According to the Reuters, “Washington is asking for a guilty plea,” the Swiss newspaper quoted an unnamed source close to the bank as saying.

Reuters reports Credit Suisse is one of over a dozen Swiss banks under criminal investigation in the United States over whether and how they helped wealthy Americans dodge tax.

Pressure on Credit Suisse increased this week as one of its former employees pleaded guilty to helping US clients avoid taxes.

Swiss Finance Minister Eveline Widmer-Schlumpf met US Justice Minister Eric Holder in Washington on Friday to discuss the tax row, saying she sought fair and equal treatment of Swiss banks in the probe. No specific results of the meeting have been announced.

Swiss bank secrecy laws bar banks from revealing the names of account holders, but Swiss authorities made an exception in 2009 when they handed over data on US clients of Credit Suisse’s national rival UBS to US authorities to stop them issuing an indictment against the bank.

The Credit Suisse spokesman declined to comment on this report too.

Switzerland’s private bank UBS has admitted to helping US taxpayers evade taxes and paid a $780 million fine in 2009.
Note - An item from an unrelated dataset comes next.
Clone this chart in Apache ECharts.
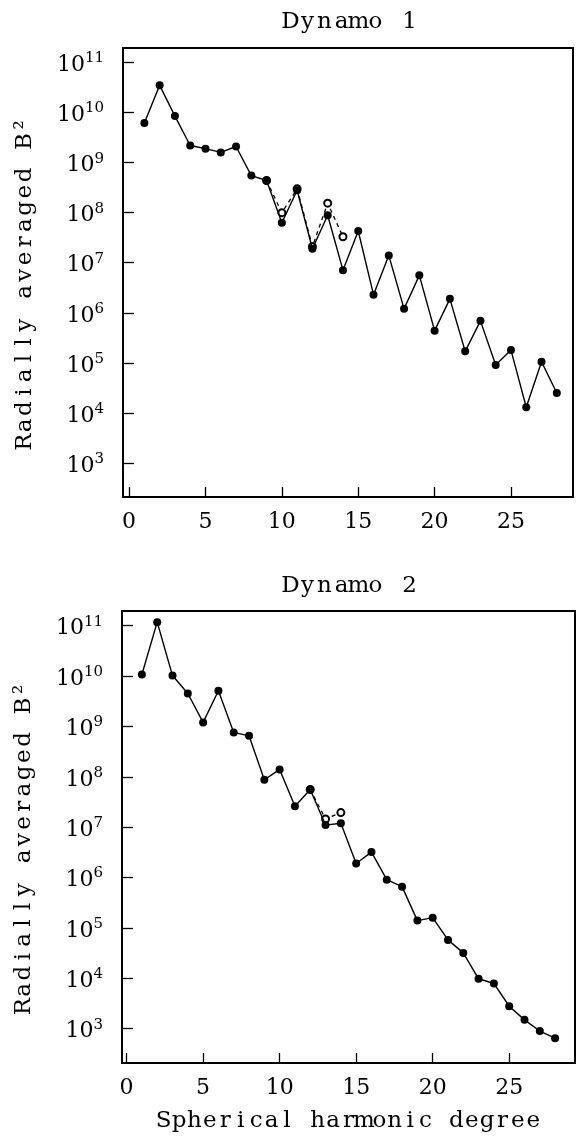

Recently, a Senate subcommittee investigation has accused Credit Suisse of employing secretive methods to hide the accounts of 22,000 rich Americans holding an estimated $12 billion in assets from US authorities so they could avoid paying taxes.

According to a study by Richard Cebula and Edgar Feige entitled “America’s Underground Economy: Measuring the Size, Growth and Determinants of Income Tax Evasion in the US”, 18-19% of total reportable income “is not properly reported to the IRS (Internal Revenue Service), giving rise to a ‘tax gap’ approaching $500 billion dollars.”